I’ve tried a DistilBERT model and am now trying a Longformers model for its increased input sequence length. However I’m running into memory issues.
# bnb_config = BitsAndBytesConfig(
# load_in_4bit=True,
# bnb_4bit_quant_type= "nf4",
# bnb_4bit_compute_dtype= torch.bfloat16,
# bnb_4bit_use_double_quant= False,
# )
bnb_config = BitsAndBytesConfig(
load_in_8bit=True,
llm_int8_threshold=6.0,
llm_int8_skip_modules=None,
)
model = DistilBertForSequenceClassification.from_pretrained(
base_model_name, # load the base model and apply custom embedding layer
# quantization_config=bnb_config,
torch_dtype=torch.bfloat16,
num_labels=len(id2label),
id2label=id2label,
label2id=label2id,
)
model.config.use_cache = False
# peft_config = LoraConfig(
# task_type="SEQ_CLS", # sequence classification
# lora_alpha=16,
# lora_dropout=0.4,
# r=8,
# bias="none",
# target_modules=["q_lin", "v_lin", "k_lin", "out_lin"]
# )
# model = get_peft_model(model, peft_config)
# model = prepare_model_for_kbit_training(model)
I’ve only just installed the 2nd GPU. I was expecting less GPU memory usage to spread (and therefore half) when using a second GPU, but I’m seeing strange memory usage.

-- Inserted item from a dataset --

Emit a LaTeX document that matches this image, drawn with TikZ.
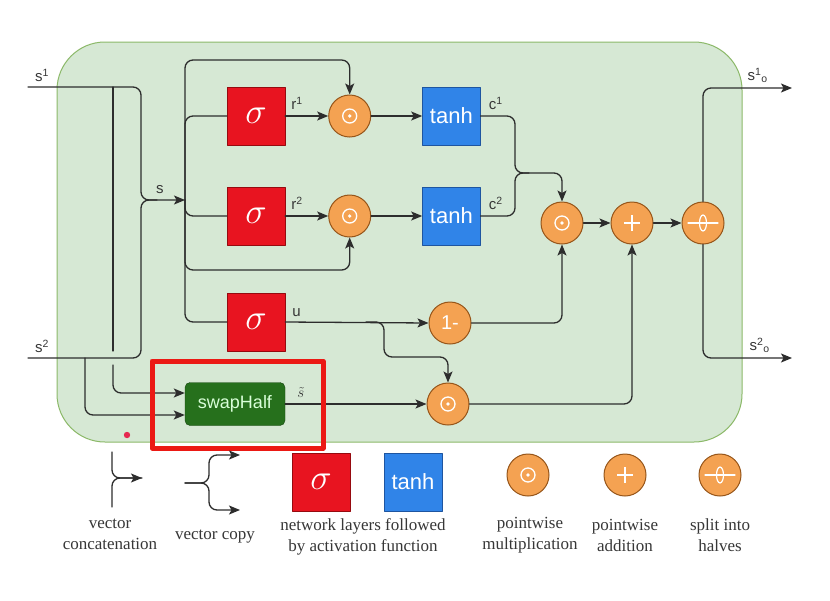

I’m using the Accelerate package (which I believe uses DDP to distribute GPU usage across multi GPUs).
Here are the results of some tests using DistilBERT and a batch size of 16:
Single/Multi GPU | Lora+k_bit | bitsnbytes | GPU1 Mem Usage | GPU2 Mem Usage |
---|---|---|---|---|
Single GPU | off | off | 2.6 | 0.7 |
Single GPU | off | 4bit | 2.6 | 0.8 |
Single GPU | off | 8bit | 2.7 | 0.8 |
Single GPU | on | off | 3.8 | 0.8 |
Single GPU | on | 4bit | 3.7 | 0.8 |
Single GPU | on | 8bit | 3.7 | 0.8 |
Accelerate | off | off | 7 | 8.4 |
Accelerate | off | 4bit | 10.6 | 10.7 |
Accelerate | off | 8bit | 10.9 | 11.3 |
Accelerate | on | off | 6.6 | 7.7 |
Accelerate | on | 4bit | 4.1 | 4.7 |
Accelerate | on | 8bit | 4.3 | 5 |
Many questions…
- Why does using 2 GPUs increase the memory usage so much? It’s using double (or more) on each GPU, where I’d expect it to use around half the amount of each GPU.
- Why does Lora increase memory usage with 1 GPU from ~2.7GB to 3.7GB?
- Why does quantization with bnb increase memory when used without Lora on 2 GPUs?
I’m using the same data to train all models. The only difference is I’m commenting/uncommenting lines in the above code.